With their chicken-based innovations, Barnes and Forsythe are confident their Smart Coops will benefit the chicken community. 

“We want to build a system that anyone with a backyard and a desire to raise chickens would be able to, and so what we’re doing is building a ton of technology that makes it feel effortless,” Forsythe says.

The big peck-ture

So, why raise chickens? Sure, fresh eggs are nice, but what’s the kicker?

“The average egg in a grocery store is about 45 days old,” Forsythe says. “The USDA mandates egg cartons to print a three digit code that is one to 365 for the day of the year that the egg was handed from the farm to the distributor — not the day it’s laid. And the farm has 30 days to hand it from the time it was laid to the distributor.” 

“It’s not rotten, but it is going through a degradation process,” Barnes says.

With the way commercial food systems work, most eggs travel miles before reaching their final destination which means they have to be refrigerated and processed for traveling. Fresh eggs, on the other hand, can be stored on the counter and washed before use, bypassing the chemicals used by large agricultural companies. 

“Right now, the average American family is throwing away around $2,000 of edible food a year, which is about 250 to 300 pounds of food that is perfectly good,” Forsythe says. “When you have chickens, like 95% of that goes right to the chickens in terms of into [the] eggs.” 
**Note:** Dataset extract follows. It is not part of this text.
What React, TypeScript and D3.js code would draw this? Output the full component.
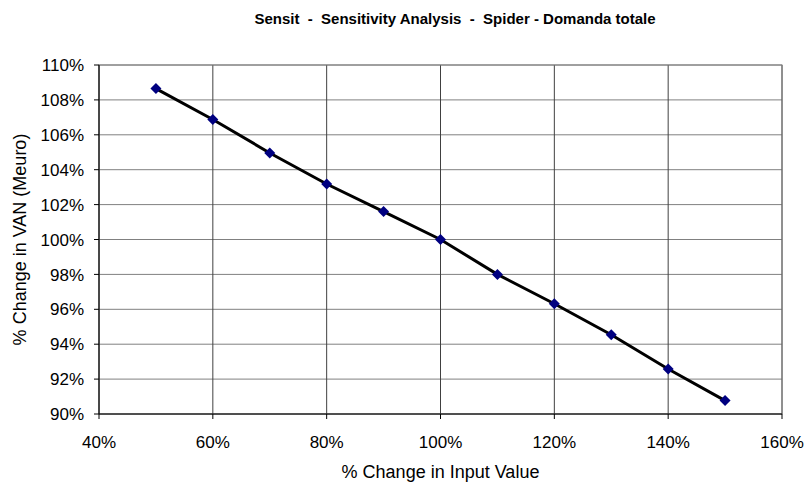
import * as d3 from 'd3';

// % change in input value
const inputChange = [50, 60, 70, 80, 90, 100, 110, 120, 130, 140, 150];
// % change in VAN (Meuro)
const vanChange = [108.65, 106.88, 104.96, 103.18, 101.6, 100.0, 98.0, 96.32, 94.54, 92.58, 90.77];

const xTicks = [40, 60, 80, 100, 120, 140, 160];
const yTicks = [90, 92, 94, 96, 98, 100, 102, 104, 106, 108, 110];

const title = 'Sensit  -  Sensitivity Analysis  -  Spider - Domanda totale';
const xTitle = '% Change in Input Value';
const yTitle = '% Change in VAN (Meuro)';

const W = 807;
const H = 484;
const margin = { top: 65, right: 25, bottom: 70, left: 99 };

export default function App() {
  const innerW = W - margin.left - margin.right;
  const innerH = H - margin.top - margin.bottom;

  const x = d3.scaleLinear().domain([40, 160]).range([0, innerW]);
  const y = d3.scaleLinear().domain([90, 110]).range([innerH, 0]);

  const line = d3
    .line<number>()
    .x((_, i) => x(inputChange[i]))
    .y((d) => y(d));

  const font = '"Liberation Sans", Arial, sans-serif';

  return (
    <svg
      width={W}
      height={H}
      style={{ position: 'absolute', left: 0, top: 0, background: '#fff' }}
      fontFamily={font}
    >
      <text x={455} y={24} textAnchor="middle" fontSize={15} fontWeight="bold" style={{ whiteSpace: 'pre' }}>
        {title}
      </text>
      <g transform={`translate(${margin.left},${margin.top})`}>
        {/* horizontal gridlines */}
        {yTicks.map((t) => (
          <line key={'gy' + t} x1={0} x2={innerW} y1={y(t)} y2={y(t)} stroke="#808080" strokeWidth={1} />
        ))}
        {/* vertical gridlines */}
        {xTicks.map((t) => (
          <line key={'gx' + t} x1={x(t)} x2={x(t)} y1={0} y2={innerH} stroke="#404040" strokeWidth={1} />
        ))}
        <rect x={0} y={0} width={innerW} height={innerH} fill="none" stroke="#808080" />
        {/* axes */}
        <line x1={0} x2={0} y1={0} y2={innerH} stroke="#000" />
        <line x1={0} x2={innerW} y1={innerH} y2={innerH} stroke="#000" />
        {yTicks.map((t) => (
          <g key={'ty' + t}>
            <line x1={-5} x2={0} y1={y(t)} y2={y(t)} stroke="#000" />
            <text x={-15} y={y(t)} dy="0.36em" textAnchor="end" fontSize={17}>
              {t}%
            </text>
          </g>
        ))}
        {xTicks.map((t) => (
          <g key={'tx' + t}>
            <line x1={x(t)} x2={x(t)} y1={innerH} y2={innerH + 5} stroke="#000" />
            <text x={x(t)} y={innerH + 34} textAnchor="middle" fontSize={17}>
              {t}%
            </text>
          </g>
        ))}
        <path d={line(vanChange) || ''} fill="none" stroke="#000" strokeWidth={3} />
        {vanChange.map((v, i) => {
          const cx = x(inputChange[i]);
          const cy = y(v);
          const r = 5.5;
          return (
            <path
              key={'m' + i}
              d={`M${cx},${cy - r}L${cx + r},${cy}L${cx},${cy + r}L${cx - r},${cy}Z`}
              fill="#000080"
            />
          );
        })}
      </g>
      <text x={margin.left + innerW / 2} y={478} textAnchor="middle" fontSize={18}>
        {xTitle}
      </text>
      <text
        transform={`translate(26,${margin.top + innerH / 2}) rotate(-90)`}
        textAnchor="middle"
        fontSize={18}
      >
        {yTitle}
      </text>
    </svg>
  );
}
That’s right: Much of the food thrown out can be given to chickens. A common misconception is that chickens are vegetarians, but they’re actually omnivores. Of course, moldy leftovers from Thanksgiving aren’t OK, but good food that you may not want to eat anymore can be used as egg-laying nutrition.

Food waste solution? Check. Fresher and more nutrient-dense eggs? Check.

Fowl language

What goes in must eventually come out, and chickens don’t only lay eggs — they poop, too. That’s why Coop strongly believes “chicken shit needs a rebrand.”

“Chicken shit is some of the best nutrient-dense manure you can use for fertilization,” Forsythe says.

And with the patent-pending trays Coop is designing, it’ll be easier than ever to clean your coop and compost the waste for your yard.

“It’s a very real, everyday system that’s happening, and then your yard looks incredible,” Barnes says.

Once your backyard ecosystem is established, the Smart Coop and its inhabitants function as an fairly independent ecosystem — one that can feed a family with ease.

“The average chicken lays about 250 to 270 eggs a year. The average American right now eats about 290 eggs a year. So it’s about one chicken for every person,” Forsythe says. “The coops are designed for four to six hens. And so four to six hens are designed to put off about 100 to 100 dozen eggs a year.”

Get chicken crazy

As a startup, Coop is still a very hands-on business, with Barnes and Forsythe doing chicken coop cleanings for clients when other Tenders aren’t available. They know firsthand that the cleaning side of owning chickens can be off-putting — Barnes’ first deep clean took her four hours. 

But that’s where Coop comes in. Currently 56% of Smart Coop orders have been placed by people who haven’t raised chickens previously.

“The goal is to get people that we call ‘chicken curious’ — how do we get people that are ‘chicken curious’ to be comfortable raising chickens?” Forsythe says. “There’s a very good chance you can raise chickens if you think you can’t.”

Barnes and Forsythe weren’t raised to be chicken people — they became chicken people. Now they’re ready to enable the next generation of backyard chicken lovers. 

“This is truly powering a complete, sustainable ecosystem in your backyard,” Barnes says.

Forget farm-to-table, Barnes and Forsythe think it’s time for backyard-to-table to become a reality. And the first step in making that a reality is to become chicken crazy.